6. Introduction to Abnormal & Health Psychology You will examine the way in which these disciplines apply psychological knowledge to an understanding of health and illness, and the interventions used to improve health or relieve the symptoms of illness. You will examine how concepts of health have changed over time, what is meant by normality and abnormality, and the different models that psychologists have used to understand the causes of mental ill-health. You will examine specific health problems, both physical and mental, including eating disorders, stress, trauma, and sexual disorders.
7. The Psychology of Everyday Life During this module you will look at a number of topical issues in order to demonstrate how psychology can provide insight into people’s behaviour, and how we benefit from a scientific psychological approach. Topics included will depend upon the interests and expertise of the academic staff involved in teaching this module and therefore may vary from time to time. However, questions which might be addressed include: Does criminal profiling work? Can we measure intelligence? Why do we sleep? Do dreams have meaning? Why do we forget things? How accurate are eyewitness accounts of crime?

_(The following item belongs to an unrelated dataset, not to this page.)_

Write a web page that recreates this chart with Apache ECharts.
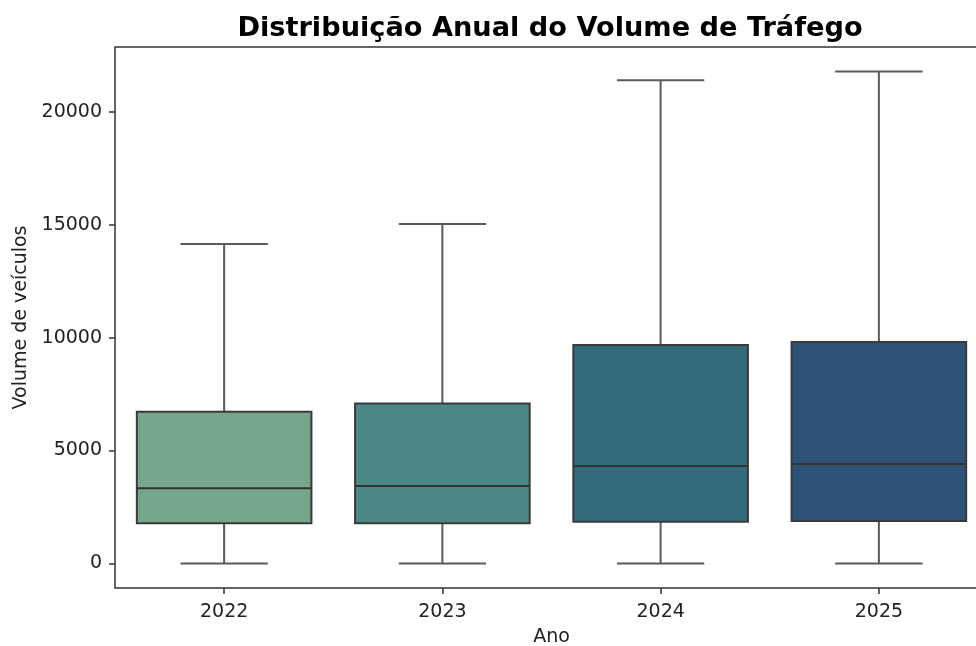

8. Fundamentals of Cognitive Psychology Our experience of the world is an interpretation based on many cognitive processes being carried out by the brain. Because these processes are so automatic, and their outcome so convincing, people are often not aware that what they are experiencing is merely an interpretation, and as such can be inaccurate. This module will challenge you to think more clearly about this, and consider the ways in which the brain constructs its interpretation of the world, and the ways in which this interpretation can be misleading.
Level 2 - (120 credits) Consists of 8 modules worth 15 credits each: 1. Research Techniques for Psychology: Statistics This module develops a critical understanding of the principles of data collection for psychology, and considers the theoretical bases of various qualitative and quantitative methods. Theoretical, conceptual and ethical issues are covered; the emphasis is on ensuring that you understand the logic behind the techniques covered, so that you know when it is appropriate to use a particular approach, and how to interpret its output. This module will focus largely on quantitative data analysis techniques such as t-tests, linear regression and Analysis of Variance.
2. Research Techniques for Psychology: Methods This module follows on from Research Techniques for Psychology: Statistics.
3. Biopsychology Biopsychology introduces you to the physiological mechanisms that underlie all behaviour and cognition. Initially, the module introduces the philosophy that underpins biological psychology, and discusses issues such as determinism, reductionism and free will. The module then focuses on capture, communication and processing of information in the nervous system and looks in detail at the mechanics of these processes.
4. Personality, Intelligence & Psychometrics You will develop an understanding of key contemporary approaches to the study and assessment of personality and intelligence. In this module you will examine the assumptions behind theoretical approaches to personality and intelligence; the nature of personality and intelligence; the theory of psychometrics; the strengths, implications and limitations of different approaches; and the applications of theory. You will develop basic skills in understanding and using psychological tests.